The prospect of international recognition of Kosovo’s independence has caused some unnecessary nervousness in Tbilisi, Baku, Chisinau, Bucharest, and even Kyiv (on account of the Crimea), all of which took the speculations on a “Kosovo precedent” unduly seriously. Meanwhile, Russia is alone in postulating such a precedent and in demanding that it be linked to post-Soviet conflicts. No influential country or international organization is known to endorse this approach. The United States and European Union officials are on record rejecting it. They point out that any conflict has its own specific characteristics, requiring solutions tailored accordingly. They are also on record stating that any solution in Kosovo, irrespective of its form, is not to be interpreted as setting a precedent or model in international law or practice. On January 19, the GUAM group of countries (Georgia, Ukraine, Azerbaijan, Moldova) made a joint statement to that same effect (Interfax, January 19).

While independent statehood seems likely for Kosovo, the ultimate outcome of the negotiations may turn out to be a more complex solution. Even Russia supports pro forma a Serbian proposal for the division of Kosovo into two entities with asymmetrical levels of autonomy within Serbia. Such complex solutions are inherently destabilizing and thus a standing invitation to external oversight and arbitration.

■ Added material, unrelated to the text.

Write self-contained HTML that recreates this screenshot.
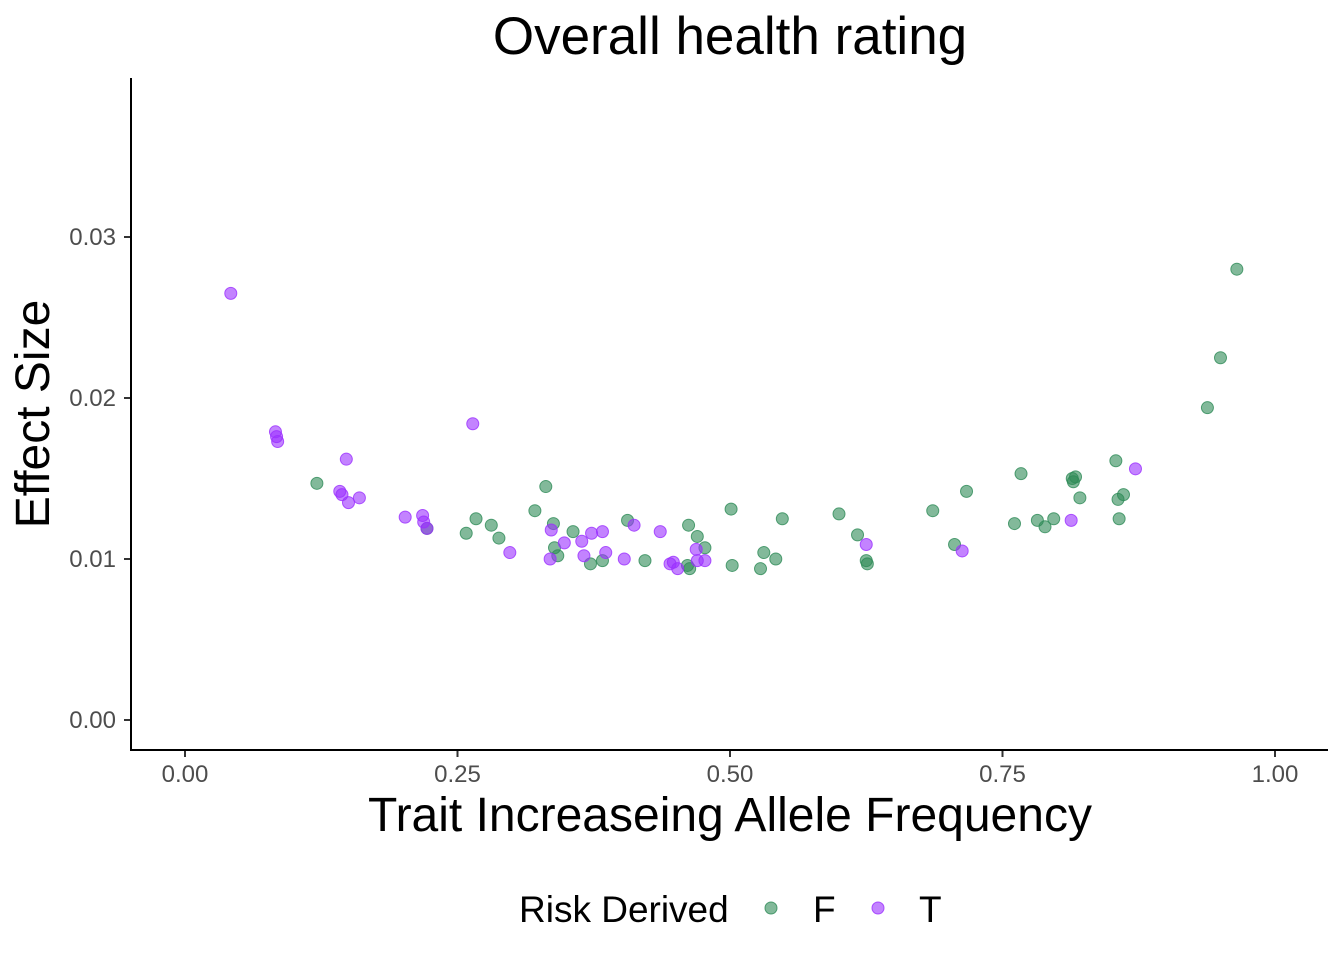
<!DOCTYPE html>
<html><head><meta charset="utf-8"><style>
body{margin:0;background:#fff;}
svg text{font-family:"Liberation Sans",Arial,sans-serif;}
</style></head><body>
<svg id="chart" width="1344" height="960">
<rect width="1344" height="960" fill="#fff"/>
<text x="730" y="54" font-size="53" text-anchor="middle" fill="#000">Overall health rating</text>
<g id="axes"></g>
<g id="points"></g>
<text x="730" y="831" font-size="48" text-anchor="middle" fill="#000">Trait Increaseing Allele Frequency</text>
<text transform="translate(49,414) rotate(-90)" font-size="48" text-anchor="middle" fill="#000">Effect Size</text>
<g>
<text x="519" y="922" font-size="37" fill="#000">Risk Derived</text>
<circle cx="771" cy="908" r="6" fill="rgba(46,139,87,0.6)" stroke="rgba(46,139,87,0.8)"/>
<text x="813" y="922" font-size="37" fill="#000">F</text>
<circle cx="878" cy="908" r="6" fill="rgba(155,48,255,0.6)" stroke="rgba(155,48,255,0.8)"/>
<text x="919" y="922" font-size="37" fill="#000">T</text>
</g>
</svg>
<script>
const xTicks=[0,0.25,0.5,0.75,1];
const xTickLabels=["0.00","0.25","0.50","0.75","1.00"];
const yTicks=[0,0.01,0.02,0.03];
const yTickLabels=["0.00","0.01","0.02","0.03"];
const tX=[0.042,0.083,0.085,0.084,0.148,0.142,0.144,0.150,0.160,0.202,0.218,0.219,0.264,0.298,0.336,0.335,0.348,0.364,0.366,0.373,0.383,0.386,0.412,0.403,0.436,0.445,0.448,0.452,0.469,0.470,0.477,0.625,0.713,0.813,0.872,0.222];
const tY=[0.0265,0.0179,0.0173,0.0176,0.0162,0.0142,0.0140,0.0135,0.0138,0.0126,0.0127,0.0123,0.0184,0.0104,0.0118,0.0100,0.0110,0.0111,0.0102,0.0116,0.0117,0.0104,0.0121,0.0100,0.0117,0.0097,0.0098,0.0094,0.0106,0.0099,0.0099,0.0109,0.0105,0.0124,0.0156,0.0119];
const fX=[0.121,0.258,0.267,0.281,0.288,0.321,0.331,0.338,0.339,0.342,0.356,0.372,0.383,0.406,0.422,0.462,0.470,0.477,0.461,0.463,0.501,0.502,0.528,0.531,0.542,0.548,0.600,0.617,0.625,0.626,0.686,0.706,0.717,0.761,0.767,0.782,0.789,0.797,0.814,0.817,0.815,0.821,0.854,0.856,0.857,0.861,0.938,0.950,0.965,0.222];
const fY=[0.0147,0.0116,0.0125,0.0121,0.0113,0.0130,0.0145,0.0122,0.0107,0.0102,0.0117,0.0097,0.0099,0.0124,0.0099,0.0121,0.0114,0.0107,0.0096,0.0094,0.0131,0.0096,0.0094,0.0104,0.0100,0.0125,0.0128,0.0115,0.0099,0.0097,0.0130,0.0109,0.0142,0.0122,0.0153,0.0124,0.0120,0.0125,0.0150,0.0151,0.0148,0.0138,0.0161,0.0137,0.0125,0.0140,0.0194,0.0225,0.0280,0.0119];
const NS="http://www.w3.org/2000/svg";
const xs=v=>185+v*1090;
const ys=v=>720-v*16100;
const axes=document.getElementById('axes');
function mk(tag,attrs,parent){const e=document.createElementNS(NS,tag);for(const k in attrs)e.setAttribute(k,attrs[k]);parent.appendChild(e);return e;}
let l=mk('line',{x1:131,y1:78,x2:131,y2:751,stroke:'#000','stroke-width':2},axes);


l=mk('line',{x1:130,y1:750,x2:1328,y2:750,stroke:'#000','stroke-width':2},axes);


xTicks.forEach((v,i)=>{
 const t=mk('line',{x1:xs(v),y1:751,x2:xs(v),y2:757,stroke:'#333','stroke-width':2},axes);
 
 
 const tx=mk('text',{x:xs(v),y:782,'font-size':24,'text-anchor':'middle',fill:'#4d4d4d'},axes);
 tx.textContent=xTickLabels[i];
 
 
});
yTicks.forEach((v,i)=>{
 const t=mk('line',{x1:124,y1:ys(v),x2:130,y2:ys(v),stroke:'#333','stroke-width':2},axes);
 
 
 const tx=mk('text',{x:116,y:ys(v)+8,'font-size':24,'text-anchor':'end',fill:'#4d4d4d'},axes);
 tx.textContent=yTickLabels[i];
 
 
});
const pts=document.getElementById('points');
fX.forEach((v,i)=>{
 const c=mk('circle',{cx:xs(v),cy:ys(fY[i]),r:6,fill:'rgba(46,139,87,0.6)',stroke:'rgba(46,139,87,0.8)','stroke-width':1},pts);
 
 
});
tX.forEach((v,i)=>{
 const c=mk('circle',{cx:xs(v),cy:ys(tY[i]),r:6,fill:'rgba(155,48,255,0.6)',stroke:'rgba(155,48,255,0.8)','stroke-width':1},pts);
 
 
});
</script>
</body></html>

Georgia, Azerbaijan, Moldova, Romania, and Ukraine lack the means, singly or collectively, to tilt the outcome in Kosovo toward autonomy as against a “precedent-setting” recognition of Kosovo’s independence. These countries need not spend their scarce political capital on irrelevant tinkering with the terms of Kosovo’s final status. They can only lose by making room for some linkage between Kosovo and the other conflicts. Instead, these countries’ public statements should cement a legal firewall between Kosovo and the post-Soviet conflicts. Politically, efforts to remove Russia’s “peacekeeping troops” from parts of Georgia and Moldova could gain added traction if accompanied by proposals to introduce an international administration in those areas.